Pictures don't belong in the copy; print all the records exactly.

╭──

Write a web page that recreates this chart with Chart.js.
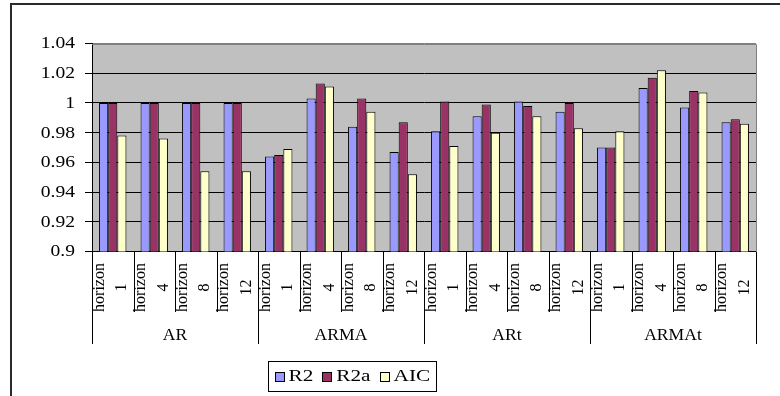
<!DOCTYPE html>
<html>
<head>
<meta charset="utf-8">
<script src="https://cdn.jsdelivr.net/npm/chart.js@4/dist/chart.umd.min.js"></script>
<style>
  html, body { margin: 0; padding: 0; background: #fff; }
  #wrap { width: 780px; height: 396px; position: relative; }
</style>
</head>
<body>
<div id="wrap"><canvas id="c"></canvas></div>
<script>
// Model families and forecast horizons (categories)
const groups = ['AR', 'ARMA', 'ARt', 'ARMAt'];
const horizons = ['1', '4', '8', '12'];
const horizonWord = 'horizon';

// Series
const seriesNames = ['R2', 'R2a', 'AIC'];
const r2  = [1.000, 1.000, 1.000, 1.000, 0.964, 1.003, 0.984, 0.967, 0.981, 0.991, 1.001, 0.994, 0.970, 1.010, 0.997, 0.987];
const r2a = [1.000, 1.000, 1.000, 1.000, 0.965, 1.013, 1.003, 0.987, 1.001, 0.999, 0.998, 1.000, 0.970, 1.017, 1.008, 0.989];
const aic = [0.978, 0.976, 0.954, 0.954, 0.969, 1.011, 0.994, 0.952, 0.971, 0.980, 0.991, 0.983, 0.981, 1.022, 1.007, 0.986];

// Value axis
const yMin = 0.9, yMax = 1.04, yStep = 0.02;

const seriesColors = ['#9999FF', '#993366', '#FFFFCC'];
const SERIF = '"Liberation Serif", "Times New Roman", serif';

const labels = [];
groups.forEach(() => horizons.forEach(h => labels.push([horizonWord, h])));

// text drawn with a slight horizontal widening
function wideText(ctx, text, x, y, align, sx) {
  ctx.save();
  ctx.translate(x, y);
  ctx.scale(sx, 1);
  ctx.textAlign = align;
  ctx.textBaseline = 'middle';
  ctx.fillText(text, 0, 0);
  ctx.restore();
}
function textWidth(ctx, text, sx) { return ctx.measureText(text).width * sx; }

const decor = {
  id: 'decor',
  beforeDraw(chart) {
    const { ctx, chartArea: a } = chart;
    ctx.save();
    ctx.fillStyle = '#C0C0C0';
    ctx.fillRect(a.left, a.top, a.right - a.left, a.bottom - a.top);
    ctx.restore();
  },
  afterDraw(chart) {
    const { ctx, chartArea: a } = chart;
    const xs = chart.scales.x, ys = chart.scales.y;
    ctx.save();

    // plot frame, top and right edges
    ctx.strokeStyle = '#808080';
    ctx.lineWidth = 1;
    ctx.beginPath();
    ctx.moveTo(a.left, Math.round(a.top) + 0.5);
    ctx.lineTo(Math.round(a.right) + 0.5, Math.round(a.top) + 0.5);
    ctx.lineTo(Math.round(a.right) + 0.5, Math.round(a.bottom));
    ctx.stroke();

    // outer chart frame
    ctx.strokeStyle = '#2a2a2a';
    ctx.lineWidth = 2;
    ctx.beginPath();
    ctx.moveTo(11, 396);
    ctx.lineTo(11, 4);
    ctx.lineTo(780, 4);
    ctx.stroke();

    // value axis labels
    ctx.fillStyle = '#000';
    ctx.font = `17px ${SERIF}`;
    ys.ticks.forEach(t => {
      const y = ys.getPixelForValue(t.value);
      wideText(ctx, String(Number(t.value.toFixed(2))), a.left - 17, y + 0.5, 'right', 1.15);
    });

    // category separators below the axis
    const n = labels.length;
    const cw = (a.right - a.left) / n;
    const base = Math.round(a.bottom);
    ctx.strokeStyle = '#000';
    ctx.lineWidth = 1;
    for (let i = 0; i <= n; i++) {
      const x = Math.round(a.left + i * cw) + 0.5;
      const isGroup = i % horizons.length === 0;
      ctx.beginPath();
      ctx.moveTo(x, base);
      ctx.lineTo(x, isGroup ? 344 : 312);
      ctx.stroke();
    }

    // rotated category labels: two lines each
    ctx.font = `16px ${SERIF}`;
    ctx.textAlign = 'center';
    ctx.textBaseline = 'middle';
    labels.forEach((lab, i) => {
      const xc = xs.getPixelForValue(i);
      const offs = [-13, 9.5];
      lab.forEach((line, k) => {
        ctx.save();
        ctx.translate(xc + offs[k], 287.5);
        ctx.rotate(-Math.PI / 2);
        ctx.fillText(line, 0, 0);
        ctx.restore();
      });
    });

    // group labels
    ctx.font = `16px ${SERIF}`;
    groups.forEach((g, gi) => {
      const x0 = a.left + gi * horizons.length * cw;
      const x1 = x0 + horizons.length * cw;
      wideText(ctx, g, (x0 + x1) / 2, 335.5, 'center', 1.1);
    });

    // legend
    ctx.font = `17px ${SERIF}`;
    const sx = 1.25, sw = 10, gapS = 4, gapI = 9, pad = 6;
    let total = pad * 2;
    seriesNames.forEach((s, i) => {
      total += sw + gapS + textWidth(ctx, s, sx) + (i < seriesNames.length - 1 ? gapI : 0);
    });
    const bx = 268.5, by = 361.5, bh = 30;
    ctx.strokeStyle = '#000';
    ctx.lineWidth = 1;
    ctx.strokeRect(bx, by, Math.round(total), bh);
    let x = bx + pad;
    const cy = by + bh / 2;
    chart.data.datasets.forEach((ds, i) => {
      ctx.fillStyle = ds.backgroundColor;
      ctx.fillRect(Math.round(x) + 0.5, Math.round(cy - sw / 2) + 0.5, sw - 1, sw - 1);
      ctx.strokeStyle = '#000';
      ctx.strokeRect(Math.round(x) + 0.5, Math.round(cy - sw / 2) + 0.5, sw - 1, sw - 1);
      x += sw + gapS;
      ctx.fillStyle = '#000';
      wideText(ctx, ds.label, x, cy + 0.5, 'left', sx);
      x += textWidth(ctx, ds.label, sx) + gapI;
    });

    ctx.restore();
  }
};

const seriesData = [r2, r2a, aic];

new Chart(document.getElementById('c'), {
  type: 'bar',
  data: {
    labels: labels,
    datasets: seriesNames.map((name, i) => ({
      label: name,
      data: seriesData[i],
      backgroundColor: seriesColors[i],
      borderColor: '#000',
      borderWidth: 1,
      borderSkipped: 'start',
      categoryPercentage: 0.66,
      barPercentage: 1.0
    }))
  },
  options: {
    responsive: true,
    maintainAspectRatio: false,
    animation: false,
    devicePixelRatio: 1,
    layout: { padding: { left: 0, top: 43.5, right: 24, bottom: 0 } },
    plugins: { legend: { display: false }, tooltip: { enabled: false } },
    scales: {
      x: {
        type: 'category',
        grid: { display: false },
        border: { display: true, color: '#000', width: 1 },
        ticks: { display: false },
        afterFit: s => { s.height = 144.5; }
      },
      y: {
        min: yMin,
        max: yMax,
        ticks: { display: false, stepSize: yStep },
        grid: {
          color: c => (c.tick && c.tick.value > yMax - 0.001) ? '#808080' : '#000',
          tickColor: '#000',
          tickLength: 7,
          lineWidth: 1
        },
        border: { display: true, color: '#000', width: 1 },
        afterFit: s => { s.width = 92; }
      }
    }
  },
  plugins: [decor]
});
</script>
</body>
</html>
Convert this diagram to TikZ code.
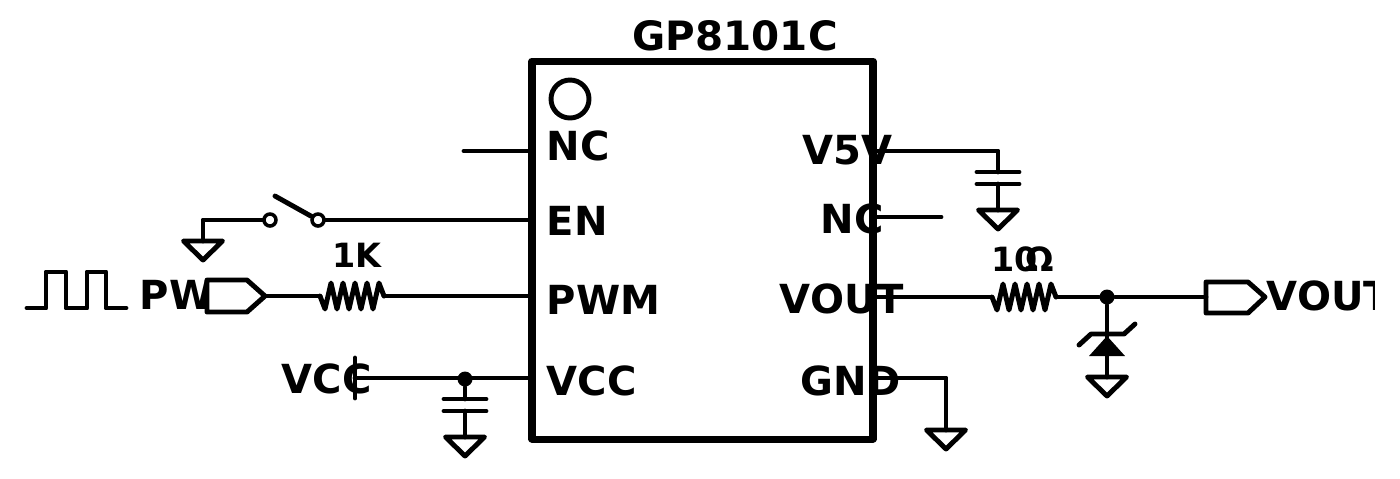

╰──

- FINAL RESULT
Write a web page that recreates this chart with Chart.js.
<!DOCTYPE html>
<html>
<head>
<meta charset="utf-8">
<script src="https://cdn.jsdelivr.net/npm/chart.js@4/dist/chart.umd.min.js"></script>
<style>
  html, body { margin: 0; padding: 0; background: #fff; }
  #wrap { width: 780px; height: 396px; position: relative; }
</style>
</head>
<body>
<div id="wrap"><canvas id="c"></canvas></div>
<script>
// Model families and forecast horizons (categories)
const groups = ['AR', 'ARMA', 'ARt', 'ARMAt'];
const horizons = ['1', '4', '8', '12'];
const horizonWord = 'horizon';

// Series
const seriesNames = ['R2', 'R2a', 'AIC'];
const r2  = [1.000, 1.000, 1.000, 1.000, 0.964, 1.003, 0.984, 0.967, 0.981, 0.991, 1.001, 0.994, 0.970, 1.010, 0.997, 0.987];
const r2a = [1.000, 1.000, 1.000, 1.000, 0.965, 1.013, 1.003, 0.987, 1.001, 0.999, 0.998, 1.000, 0.970, 1.017, 1.008, 0.989];
const aic = [0.978, 0.976, 0.954, 0.954, 0.969, 1.011, 0.994, 0.952, 0.971, 0.980, 0.991, 0.983, 0.981, 1.022, 1.007, 0.986];

// Value axis
const yMin = 0.9, yMax = 1.04, yStep = 0.02;

const seriesColors = ['#9999FF', '#993366', '#FFFFCC'];
const SERIF = '"Liberation Serif", "Times New Roman", serif';

const labels = [];
groups.forEach(() => horizons.forEach(h => labels.push([horizonWord, h])));

// text drawn with a slight horizontal widening
function wideText(ctx, text, x, y, align, sx) {
  ctx.save();
  ctx.translate(x, y);
  ctx.scale(sx, 1);
  ctx.textAlign = align;
  ctx.textBaseline = 'middle';
  ctx.fillText(text, 0, 0);
  ctx.restore();
}
function textWidth(ctx, text, sx) { return ctx.measureText(text).width * sx; }

const decor = {
  id: 'decor',
  beforeDraw(chart) {
    const { ctx, chartArea: a } = chart;
    ctx.save();
    ctx.fillStyle = '#C0C0C0';
    ctx.fillRect(a.left, a.top, a.right - a.left, a.bottom - a.top);
    ctx.restore();
  },
  afterDraw(chart) {
    const { ctx, chartArea: a } = chart;
    const xs = chart.scales.x, ys = chart.scales.y;
    ctx.save();

    // plot frame, top and right edges
    ctx.strokeStyle = '#808080';
    ctx.lineWidth = 1;
    ctx.beginPath();
    ctx.moveTo(a.left, Math.round(a.top) + 0.5);
    ctx.lineTo(Math.round(a.right) + 0.5, Math.round(a.top) + 0.5);
    ctx.lineTo(Math.round(a.right) + 0.5, Math.round(a.bottom));
    ctx.stroke();

    // outer chart frame
    ctx.strokeStyle = '#2a2a2a';
    ctx.lineWidth = 2;
    ctx.beginPath();
    ctx.moveTo(11, 396);
    ctx.lineTo(11, 4);
    ctx.lineTo(780, 4);
    ctx.stroke();

    // value axis labels
    ctx.fillStyle = '#000';
    ctx.font = `17px ${SERIF}`;
    ys.ticks.forEach(t => {
      const y = ys.getPixelForValue(t.value);
      wideText(ctx, String(Number(t.value.toFixed(2))), a.left - 17, y + 0.5, 'right', 1.15);
    });

    // category separators below the axis
    const n = labels.length;
    const cw = (a.right - a.left) / n;
    const base = Math.round(a.bottom);
    ctx.strokeStyle = '#000';
    ctx.lineWidth = 1;
    for (let i = 0; i <= n; i++) {
      const x = Math.round(a.left + i * cw) + 0.5;
      const isGroup = i % horizons.length === 0;
      ctx.beginPath();
      ctx.moveTo(x, base);
      ctx.lineTo(x, isGroup ? 344 : 312);
      ctx.stroke();
    }

    // rotated category labels: two lines each
    ctx.font = `16px ${SERIF}`;
    ctx.textAlign = 'center';
    ctx.textBaseline = 'middle';
    labels.forEach((lab, i) => {
      const xc = xs.getPixelForValue(i);
      const offs = [-13, 9.5];
      lab.forEach((line, k) => {
        ctx.save();
        ctx.translate(xc + offs[k], 287.5);
        ctx.rotate(-Math.PI / 2);
        ctx.fillText(line, 0, 0);
        ctx.restore();
      });
    });

    // group labels
    ctx.font = `16px ${SERIF}`;
    groups.forEach((g, gi) => {
      const x0 = a.left + gi * horizons.length * cw;
      const x1 = x0 + horizons.length * cw;
      wideText(ctx, g, (x0 + x1) / 2, 335.5, 'center', 1.1);
    });

    // legend
    ctx.font = `17px ${SERIF}`;
    const sx = 1.25, sw = 10, gapS = 4, gapI = 9, pad = 6;
    let total = pad * 2;
    seriesNames.forEach((s, i) => {
      total += sw + gapS + textWidth(ctx, s, sx) + (i < seriesNames.length - 1 ? gapI : 0);
    });
    const bx = 268.5, by = 361.5, bh = 30;
    ctx.strokeStyle = '#000';
    ctx.lineWidth = 1;
    ctx.strokeRect(bx, by, Math.round(total), bh);
    let x = bx + pad;
    const cy = by + bh / 2;
    chart.data.datasets.forEach((ds, i) => {
      ctx.fillStyle = ds.backgroundColor;
      ctx.fillRect(Math.round(x) + 0.5, Math.round(cy - sw / 2) + 0.5, sw - 1, sw - 1);
      ctx.strokeStyle = '#000';
      ctx.strokeRect(Math.round(x) + 0.5, Math.round(cy - sw / 2) + 0.5, sw - 1, sw - 1);
      x += sw + gapS;
      ctx.fillStyle = '#000';
      wideText(ctx, ds.label, x, cy + 0.5, 'left', sx);
      x += textWidth(ctx, ds.label, sx) + gapI;
    });

    ctx.restore();
  }
};

const seriesData = [r2, r2a, aic];

new Chart(document.getElementById('c'), {
  type: 'bar',
  data: {
    labels: labels,
    datasets: seriesNames.map((name, i) => ({
      label: name,
      data: seriesData[i],
      backgroundColor: seriesColors[i],
      borderColor: '#000',
      borderWidth: 1,
      borderSkipped: 'start',
      categoryPercentage: 0.66,
      barPercentage: 1.0
    }))
  },
  options: {
    responsive: true,
    maintainAspectRatio: false,
    animation: false,
    devicePixelRatio: 1,
    layout: { padding: { left: 0, top: 43.5, right: 24, bottom: 0 } },
    plugins: { legend: { display: false }, tooltip: { enabled: false } },
    scales: {
      x: {
        type: 'category',
        grid: { display: false },
        border: { display: true, color: '#000', width: 1 },
        ticks: { display: false },
        afterFit: s => { s.height = 144.5; }
      },
      y: {
        min: yMin,
        max: yMax,
        ticks: { display: false, stepSize: yStep },
        grid: {
          color: c => (c.tick && c.tick.value > yMax - 0.001) ? '#808080' : '#000',
          tickColor: '#000',
          tickLength: 7,
          lineWidth: 1
        },
        border: { display: true, color: '#000', width: 1 },
        afterFit: s => { s.width = 92; }
      }
    }
  },
  plugins: [decor]
});
</script>
</body>
</html>
Convert this diagram to TikZ code.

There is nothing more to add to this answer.